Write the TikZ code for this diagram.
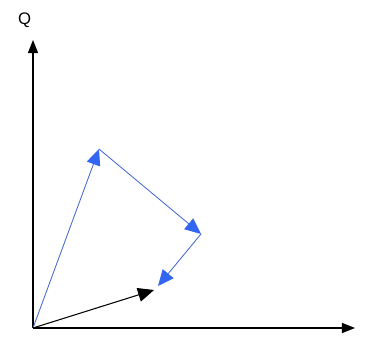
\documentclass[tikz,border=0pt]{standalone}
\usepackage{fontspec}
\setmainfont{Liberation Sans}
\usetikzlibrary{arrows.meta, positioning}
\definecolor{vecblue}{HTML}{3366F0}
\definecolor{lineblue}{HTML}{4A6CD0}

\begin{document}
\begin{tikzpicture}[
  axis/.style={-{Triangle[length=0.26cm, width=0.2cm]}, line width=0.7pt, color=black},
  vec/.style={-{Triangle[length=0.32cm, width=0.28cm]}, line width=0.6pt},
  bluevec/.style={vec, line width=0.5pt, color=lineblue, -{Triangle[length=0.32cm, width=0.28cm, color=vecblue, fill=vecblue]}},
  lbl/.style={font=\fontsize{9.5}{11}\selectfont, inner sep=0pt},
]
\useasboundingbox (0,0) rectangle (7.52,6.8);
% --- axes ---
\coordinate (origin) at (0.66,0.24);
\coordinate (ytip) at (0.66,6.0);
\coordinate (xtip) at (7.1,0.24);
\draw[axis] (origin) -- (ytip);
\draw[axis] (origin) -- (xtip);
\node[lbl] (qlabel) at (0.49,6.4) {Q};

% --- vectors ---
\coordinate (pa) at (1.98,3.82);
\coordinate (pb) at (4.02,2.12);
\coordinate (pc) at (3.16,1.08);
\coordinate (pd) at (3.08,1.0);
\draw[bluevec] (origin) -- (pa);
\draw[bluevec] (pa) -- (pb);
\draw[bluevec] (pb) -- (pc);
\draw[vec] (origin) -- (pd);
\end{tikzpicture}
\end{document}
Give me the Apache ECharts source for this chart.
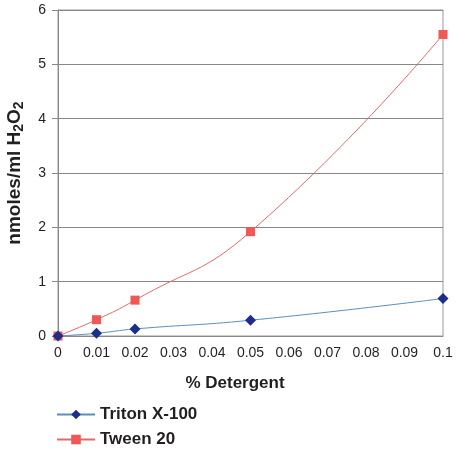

####

▶ **Exercise requirements**: Output the records above exactly; leave out the pictures.

▶ **Correct response**:
Write the TikZ code for this diagram.
\documentclass[tikz,border=0pt]{standalone}
\usepackage{fontspec}
\setmainfont{Liberation Sans}
\usetikzlibrary{arrows.meta, positioning}
\definecolor{vecblue}{HTML}{3366F0}
\definecolor{lineblue}{HTML}{4A6CD0}

\begin{document}
\begin{tikzpicture}[
  axis/.style={-{Triangle[length=0.26cm, width=0.2cm]}, line width=0.7pt, color=black},
  vec/.style={-{Triangle[length=0.32cm, width=0.28cm]}, line width=0.6pt},
  bluevec/.style={vec, line width=0.5pt, color=lineblue, -{Triangle[length=0.32cm, width=0.28cm, color=vecblue, fill=vecblue]}},
  lbl/.style={font=\fontsize{9.5}{11}\selectfont, inner sep=0pt},
]
\useasboundingbox (0,0) rectangle (7.52,6.8);
% --- axes ---
\coordinate (origin) at (0.66,0.24);
\coordinate (ytip) at (0.66,6.0);
\coordinate (xtip) at (7.1,0.24);
\draw[axis] (origin) -- (ytip);
\draw[axis] (origin) -- (xtip);
\node[lbl] (qlabel) at (0.49,6.4) {Q};

% --- vectors ---
\coordinate (pa) at (1.98,3.82);
\coordinate (pb) at (4.02,2.12);
\coordinate (pc) at (3.16,1.08);
\coordinate (pd) at (3.08,1.0);
\draw[bluevec] (origin) -- (pa);
\draw[bluevec] (pa) -- (pb);
\draw[bluevec] (pb) -- (pc);
\draw[vec] (origin) -- (pd);
\end{tikzpicture}
\end{document}
Give me the Apache ECharts source for this chart.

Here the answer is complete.